In any case, profits as reported in the net income line are a pretty bad way to try to understand a business like this – actual cash flow is better. As the saying goes, profit is opinion but cash is a fact, and Amazon itself talks about cash flow, not net income. And thanks to how Amazon’s payment cycle works, it usually gets money for selling an item long before it has to pay for that item. For example, it takes Walmart on average nearly three days to receive payment for goods after it paid its suppliers, while Amazon on average receives payment about 18 days before it paid its suppliers, according to the latest available cash conversion cycle data. It has even more money coming in before the money for last quarter’s bills is due and that’s the reason FCF are rising more than profits.
Amazon focuses very much on free cash flow (FCF) and it has grown at 31.18% CAGR of 15 years From $529 in 2005 to $31,020 in 2020(data from http://www.macrotrends.net) . And from that majority part goes towards CAPEX and the remaining part is Operating cash flow. Amazon began spending far more on capex for every dollar that comes in the door, and there’s no sign of the rate of increase slowing down. Its free cash flow is higher than most of the revenue you’re seeing in many tech companies,” managing director at RBC Capital Markets Mark Mahaney told Recode. “You could take Snap, Twitter, and Pinterest and combine their revenue and that would be less than the free cash flow Amazon is generating.”
Amazon has boundless ambition. It wants to eat global retail. If it were purely a software business, its cost of investment would be lower, but the amount of capital required to grow a business that has to ship millions of packages to customers all over the world quickly is something only a some of the companies in the world could even afford.
The company’s strengths of integrated digital platforms in supply chain management and master till last line in delivery. Early this year, Amazon purchased eleven Boeing 767 passenger jets that are being converted to cargo planes, bringing its total fleet to 85 by the end of 2022; it is the first time Amazon is making an purchase as before it used to take on lease cargo planes. Between April and August 2020 , Amazon Air flights increased 27%. Amazon has been testing drone delivery and offers a program called Amazon Delivery Service Partners allowing people to start their own package delivery business using Amazon’s superior logistics knowledge and technology capabilities. By owning and controlling the major aspects of the supply chain, Amazon becomes less reliant on third-party suppliers like FedEx, UPS and USPS, allowing it to shorten its delivery time from click to door. In early 2020, Amazon reduced click to door time from 3.4 to 2.2 days (the industry average is 5.1 days). Amazon Prime’s has insanely-fast shipping.
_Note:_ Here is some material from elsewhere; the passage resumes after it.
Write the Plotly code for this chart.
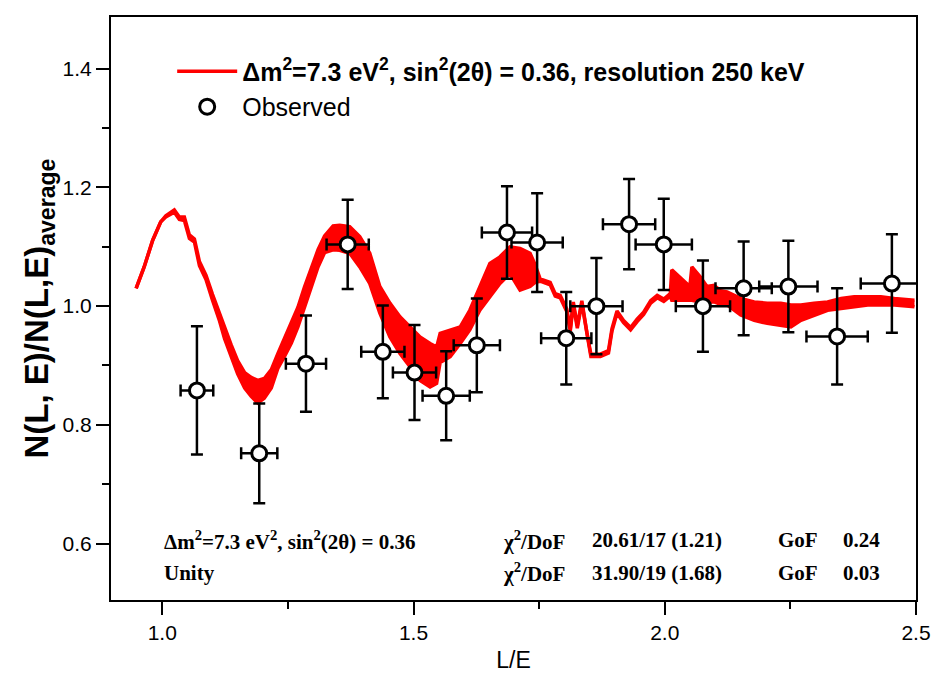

The most common guess as to how Amazon flips the switch is that it will wait until it is the last retailer standing and then raise prices across the board.
Perhaps most important things is real cash profits not paper profits. Amazon’s access to cash enables it to do everything from paying its employees, suppliers, and shareholders to investing in its future. And while investing for its future lowers its profits in current years it also lowers its taxes by creating less taxable income.
If you would have invested $100 in Amazon.com IPO in 1997 @ $18 per share you would have 5 shares. 2:1 split in 1998, 3:1 split in 1999 and again 2:1 split in end of 1999. Now the total number of shares would be 60. And the current market price in 2021 is $3,362 that means 60*$3362 = $210,720. And lets convert in INR , $1 in 1997 was worth ₹37 and now the current rate is ₹75 for $1. So the total investment would be ₹3,700 and the return would be ₹1.58 crores. Total return would be 427,035.1% return.
Not all companies have an IPO that can guarantee you riches. Amazon has defied the odds and has arguably been the most successful public company in modern history.